Although two others have successfully tested these updates, they are not for distribution yet. The correction is still undergoing testing.

The updates will be part on a subsequent Compact 2013 Monthly Update.  Watch this space

The problem code is in the Private tree and involves a misplaced label in (.s) assembler source.
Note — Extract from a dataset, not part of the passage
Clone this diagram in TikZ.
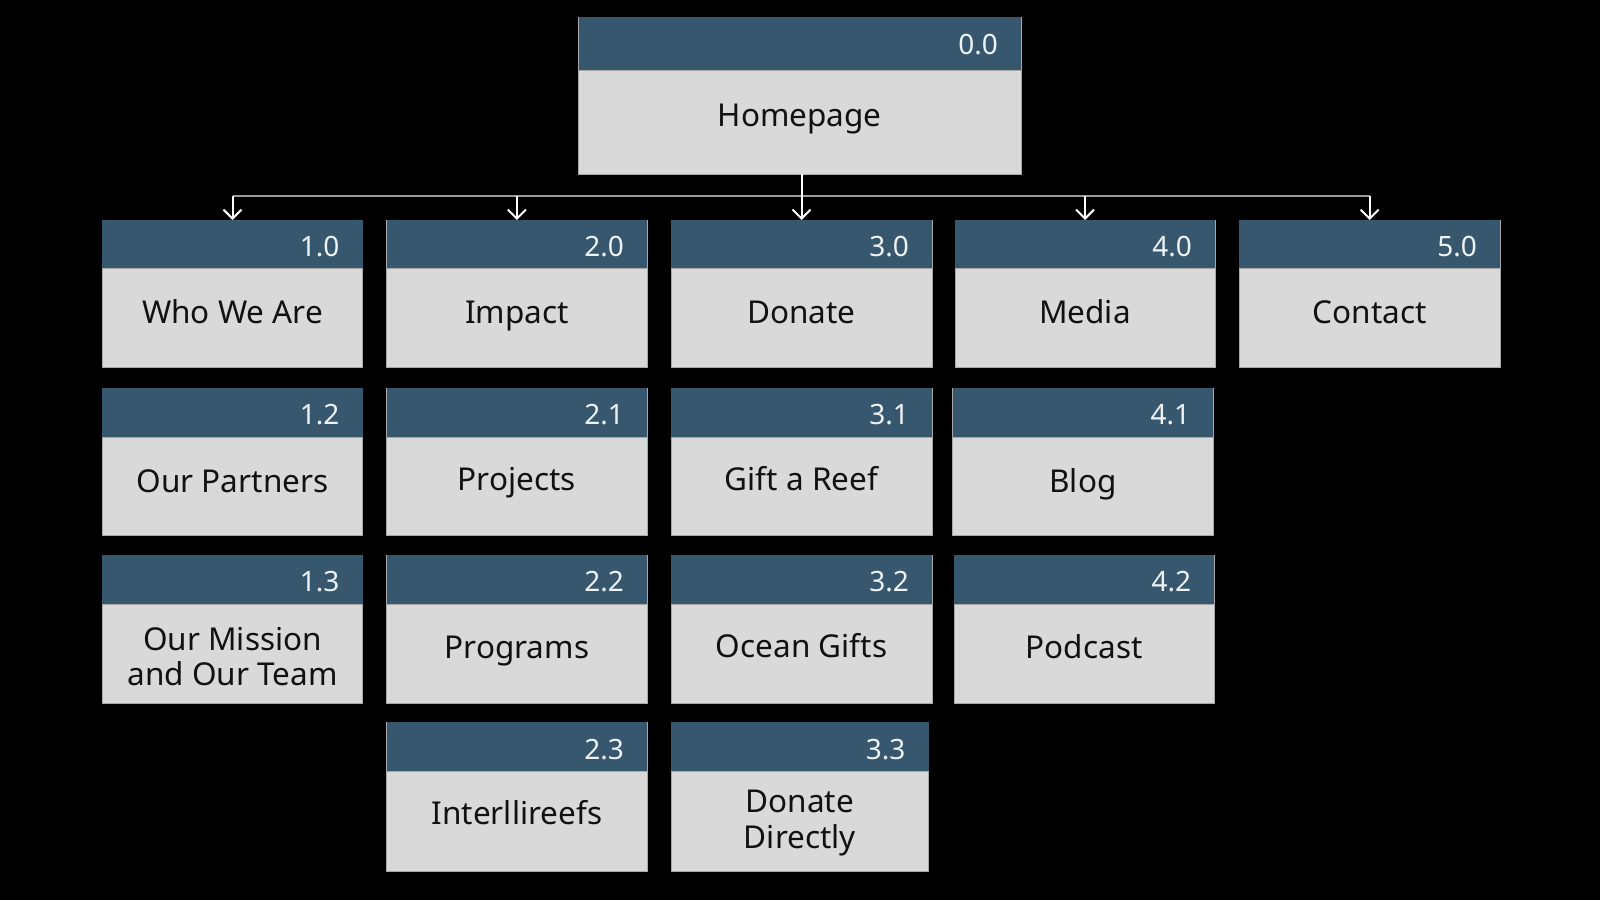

File: C:\WINCE800\Private\winceos\COREOS\nk\kernel\arm\armtrap.s

Errant Code:

        mov     r3, #0                          ; done, no need to restart once reached here
Done1   mov     r0, r12                         ; (r0) = return original value

Correct Code:

Done1   mov     r3, #0                          ; done, no need to restart once reached here
        mov     r0, r12                         ; (r0) = return original value

For single core device, r3 is an address marker for restarting the InterlockedExchange() operation during interrupt. Because the label is misplaced, when interrupt happens during “mov r3 #0” (i.e. the exchange is completed but r3 is not yet set to 0), IRQHandler() will mistakenly restart the InterlockedExchange() – causing the previously assigned value to be returned back. The thread scheduler is one such victim. NextThread() issues:

InterlockedExchange ((PLONG)&PendEvents1(ppcb), 0), to retrieve and reset the pending interrupt(s). Since the mistakenly restarted InterlockedExchange() returns 0 in this case, all the pending interrupts at that moment are lost. As a result, the corresponding IST(s) are not signalled to process the interrupt(s).